### EXERCISE DIRECTIONS
Everything from the first line down to the line containing "const detectionLimit = 60;" is to be retyped exactly, both ends included, with pictures left out.

++++++++++++++++++++

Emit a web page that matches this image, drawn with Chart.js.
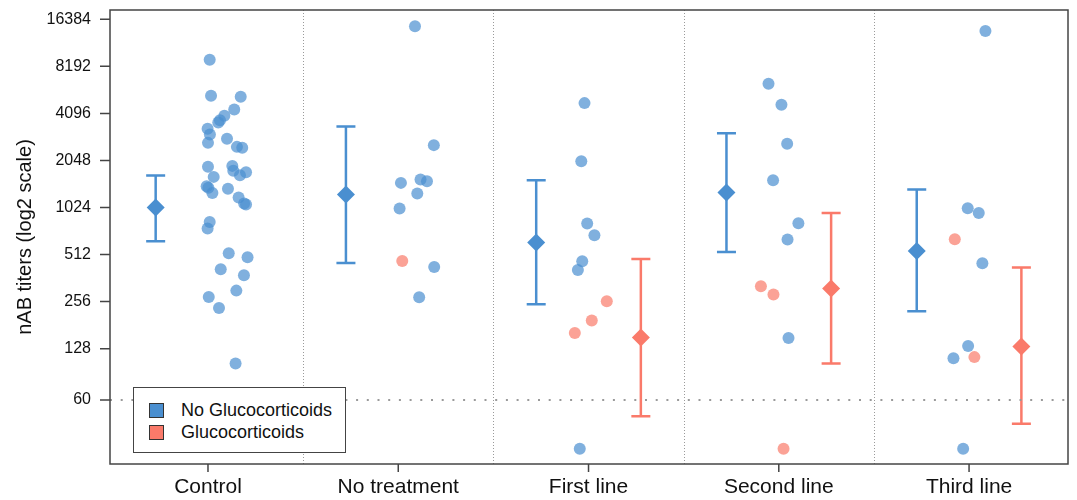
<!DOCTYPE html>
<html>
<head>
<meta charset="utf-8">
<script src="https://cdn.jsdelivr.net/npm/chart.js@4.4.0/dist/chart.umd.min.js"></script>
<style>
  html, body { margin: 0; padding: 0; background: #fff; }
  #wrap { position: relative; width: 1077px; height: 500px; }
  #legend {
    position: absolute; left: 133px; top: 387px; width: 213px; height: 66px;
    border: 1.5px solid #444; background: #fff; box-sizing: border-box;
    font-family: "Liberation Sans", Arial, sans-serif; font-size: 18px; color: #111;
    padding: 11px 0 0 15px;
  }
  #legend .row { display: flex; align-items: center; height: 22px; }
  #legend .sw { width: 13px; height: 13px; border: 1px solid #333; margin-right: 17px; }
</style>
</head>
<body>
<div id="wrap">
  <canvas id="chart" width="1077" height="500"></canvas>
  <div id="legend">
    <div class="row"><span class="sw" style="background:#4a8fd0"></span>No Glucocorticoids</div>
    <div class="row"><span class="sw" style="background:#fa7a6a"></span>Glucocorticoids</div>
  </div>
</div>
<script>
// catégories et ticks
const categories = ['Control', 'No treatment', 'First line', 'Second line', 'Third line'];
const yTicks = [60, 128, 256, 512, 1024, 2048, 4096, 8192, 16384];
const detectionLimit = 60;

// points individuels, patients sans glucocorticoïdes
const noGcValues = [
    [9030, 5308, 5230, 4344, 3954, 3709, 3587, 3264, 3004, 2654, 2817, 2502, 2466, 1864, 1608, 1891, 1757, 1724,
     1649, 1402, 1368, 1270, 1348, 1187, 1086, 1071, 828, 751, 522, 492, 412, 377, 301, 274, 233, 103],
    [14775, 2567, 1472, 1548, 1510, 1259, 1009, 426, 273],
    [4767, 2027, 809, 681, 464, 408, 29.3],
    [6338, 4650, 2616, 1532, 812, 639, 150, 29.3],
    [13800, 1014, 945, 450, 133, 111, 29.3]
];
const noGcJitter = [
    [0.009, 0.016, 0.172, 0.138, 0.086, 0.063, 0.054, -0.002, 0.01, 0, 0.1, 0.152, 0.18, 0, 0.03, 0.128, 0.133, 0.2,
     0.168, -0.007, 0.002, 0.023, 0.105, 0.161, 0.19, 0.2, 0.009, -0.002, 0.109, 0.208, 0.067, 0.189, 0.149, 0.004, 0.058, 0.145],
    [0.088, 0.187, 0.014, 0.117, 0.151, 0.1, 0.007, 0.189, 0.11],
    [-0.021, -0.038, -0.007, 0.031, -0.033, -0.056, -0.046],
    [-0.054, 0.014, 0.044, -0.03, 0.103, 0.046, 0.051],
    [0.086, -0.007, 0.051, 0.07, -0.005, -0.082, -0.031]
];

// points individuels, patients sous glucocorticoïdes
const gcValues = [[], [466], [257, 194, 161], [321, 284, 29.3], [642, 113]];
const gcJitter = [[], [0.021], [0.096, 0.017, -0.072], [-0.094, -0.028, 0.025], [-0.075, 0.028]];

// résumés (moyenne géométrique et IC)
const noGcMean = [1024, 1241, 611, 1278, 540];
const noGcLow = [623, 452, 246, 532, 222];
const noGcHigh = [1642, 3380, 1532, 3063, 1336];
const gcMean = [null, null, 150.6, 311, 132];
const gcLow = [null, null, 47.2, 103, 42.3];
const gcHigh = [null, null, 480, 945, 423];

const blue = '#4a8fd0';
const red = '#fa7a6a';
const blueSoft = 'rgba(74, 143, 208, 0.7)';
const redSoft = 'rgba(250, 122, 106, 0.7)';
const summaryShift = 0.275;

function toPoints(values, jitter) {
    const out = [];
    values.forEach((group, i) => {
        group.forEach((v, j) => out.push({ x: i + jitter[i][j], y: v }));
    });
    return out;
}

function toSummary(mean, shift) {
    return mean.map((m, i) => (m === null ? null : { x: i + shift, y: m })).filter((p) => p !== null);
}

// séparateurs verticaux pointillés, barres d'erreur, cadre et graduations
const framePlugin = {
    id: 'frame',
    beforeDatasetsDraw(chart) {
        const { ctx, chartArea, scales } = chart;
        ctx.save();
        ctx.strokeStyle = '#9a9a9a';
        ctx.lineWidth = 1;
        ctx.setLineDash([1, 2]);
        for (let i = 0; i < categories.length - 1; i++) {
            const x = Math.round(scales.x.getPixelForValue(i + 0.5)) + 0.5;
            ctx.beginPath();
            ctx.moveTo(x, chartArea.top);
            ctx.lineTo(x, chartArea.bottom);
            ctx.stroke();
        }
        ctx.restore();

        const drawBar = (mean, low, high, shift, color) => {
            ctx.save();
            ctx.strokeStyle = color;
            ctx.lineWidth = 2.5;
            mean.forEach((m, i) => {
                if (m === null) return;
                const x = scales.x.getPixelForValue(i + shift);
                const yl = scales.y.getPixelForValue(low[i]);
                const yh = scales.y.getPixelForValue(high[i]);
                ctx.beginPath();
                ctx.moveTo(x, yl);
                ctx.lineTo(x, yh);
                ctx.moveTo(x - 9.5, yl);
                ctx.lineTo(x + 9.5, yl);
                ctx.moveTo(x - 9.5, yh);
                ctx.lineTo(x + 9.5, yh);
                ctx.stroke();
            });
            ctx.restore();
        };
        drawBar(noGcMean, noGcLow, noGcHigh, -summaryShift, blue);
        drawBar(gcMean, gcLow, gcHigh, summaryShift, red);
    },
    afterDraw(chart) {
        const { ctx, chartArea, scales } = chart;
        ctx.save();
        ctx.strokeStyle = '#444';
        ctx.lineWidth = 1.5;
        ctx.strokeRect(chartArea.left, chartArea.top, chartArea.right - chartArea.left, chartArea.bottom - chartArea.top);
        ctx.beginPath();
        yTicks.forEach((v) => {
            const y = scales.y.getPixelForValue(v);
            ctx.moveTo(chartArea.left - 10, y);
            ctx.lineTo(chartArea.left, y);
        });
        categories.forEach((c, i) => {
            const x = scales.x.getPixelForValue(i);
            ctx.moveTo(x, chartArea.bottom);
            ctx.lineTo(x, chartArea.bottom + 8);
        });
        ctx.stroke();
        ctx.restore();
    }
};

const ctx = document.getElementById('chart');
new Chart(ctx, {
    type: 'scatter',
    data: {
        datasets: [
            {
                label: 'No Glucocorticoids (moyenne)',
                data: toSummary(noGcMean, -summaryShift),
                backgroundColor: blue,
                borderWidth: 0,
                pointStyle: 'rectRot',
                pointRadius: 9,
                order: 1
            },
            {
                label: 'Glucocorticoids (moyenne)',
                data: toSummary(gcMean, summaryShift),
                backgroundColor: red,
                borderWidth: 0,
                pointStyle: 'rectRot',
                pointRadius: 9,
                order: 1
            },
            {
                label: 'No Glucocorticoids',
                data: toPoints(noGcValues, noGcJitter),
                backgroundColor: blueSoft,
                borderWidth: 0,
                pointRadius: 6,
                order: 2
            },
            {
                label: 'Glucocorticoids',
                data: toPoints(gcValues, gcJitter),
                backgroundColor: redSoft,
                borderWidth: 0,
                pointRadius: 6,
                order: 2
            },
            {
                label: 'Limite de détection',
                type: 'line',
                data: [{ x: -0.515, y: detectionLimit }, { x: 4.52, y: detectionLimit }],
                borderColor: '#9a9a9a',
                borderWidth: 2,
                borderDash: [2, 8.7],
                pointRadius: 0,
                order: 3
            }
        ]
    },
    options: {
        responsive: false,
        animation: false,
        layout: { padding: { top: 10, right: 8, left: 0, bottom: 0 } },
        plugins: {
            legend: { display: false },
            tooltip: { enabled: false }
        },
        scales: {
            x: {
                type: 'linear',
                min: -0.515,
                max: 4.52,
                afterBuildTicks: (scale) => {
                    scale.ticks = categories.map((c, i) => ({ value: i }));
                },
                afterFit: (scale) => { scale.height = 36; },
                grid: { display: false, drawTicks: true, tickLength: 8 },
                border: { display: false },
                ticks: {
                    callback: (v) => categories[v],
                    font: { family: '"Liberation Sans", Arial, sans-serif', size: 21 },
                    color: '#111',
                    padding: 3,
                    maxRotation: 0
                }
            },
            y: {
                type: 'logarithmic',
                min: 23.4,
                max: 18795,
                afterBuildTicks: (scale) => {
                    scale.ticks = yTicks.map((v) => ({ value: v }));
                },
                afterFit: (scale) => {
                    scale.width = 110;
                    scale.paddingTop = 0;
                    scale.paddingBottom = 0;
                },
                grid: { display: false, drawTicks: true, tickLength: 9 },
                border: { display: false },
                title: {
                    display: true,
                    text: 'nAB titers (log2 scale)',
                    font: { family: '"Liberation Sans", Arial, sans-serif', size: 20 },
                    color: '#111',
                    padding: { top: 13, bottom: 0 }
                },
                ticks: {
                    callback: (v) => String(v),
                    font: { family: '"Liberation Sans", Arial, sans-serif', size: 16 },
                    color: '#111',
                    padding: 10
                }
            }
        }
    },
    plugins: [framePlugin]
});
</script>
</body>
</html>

++++++++++++++++++++

### OUTPUT FOR THIS TASK
Emit a web page that matches this image, drawn with Chart.js.
<!DOCTYPE html>
<html>
<head>
<meta charset="utf-8">
<script src="https://cdn.jsdelivr.net/npm/chart.js@4.4.0/dist/chart.umd.min.js"></script>
<style>
  html, body { margin: 0; padding: 0; background: #fff; }
  #wrap { position: relative; width: 1077px; height: 500px; }
  #legend {
    position: absolute; left: 133px; top: 387px; width: 213px; height: 66px;
    border: 1.5px solid #444; background: #fff; box-sizing: border-box;
    font-family: "Liberation Sans", Arial, sans-serif; font-size: 18px; color: #111;
    padding: 11px 0 0 15px;
  }
  #legend .row { display: flex; align-items: center; height: 22px; }
  #legend .sw { width: 13px; height: 13px; border: 1px solid #333; margin-right: 17px; }
</style>
</head>
<body>
<div id="wrap">
  <canvas id="chart" width="1077" height="500"></canvas>
  <div id="legend">
    <div class="row"><span class="sw" style="background:#4a8fd0"></span>No Glucocorticoids</div>
    <div class="row"><span class="sw" style="background:#fa7a6a"></span>Glucocorticoids</div>
  </div>
</div>
<script>
// catégories et ticks
const categories = ['Control', 'No treatment', 'First line', 'Second line', 'Third line'];
const yTicks = [60, 128, 256, 512, 1024, 2048, 4096, 8192, 16384];
const detectionLimit = 60;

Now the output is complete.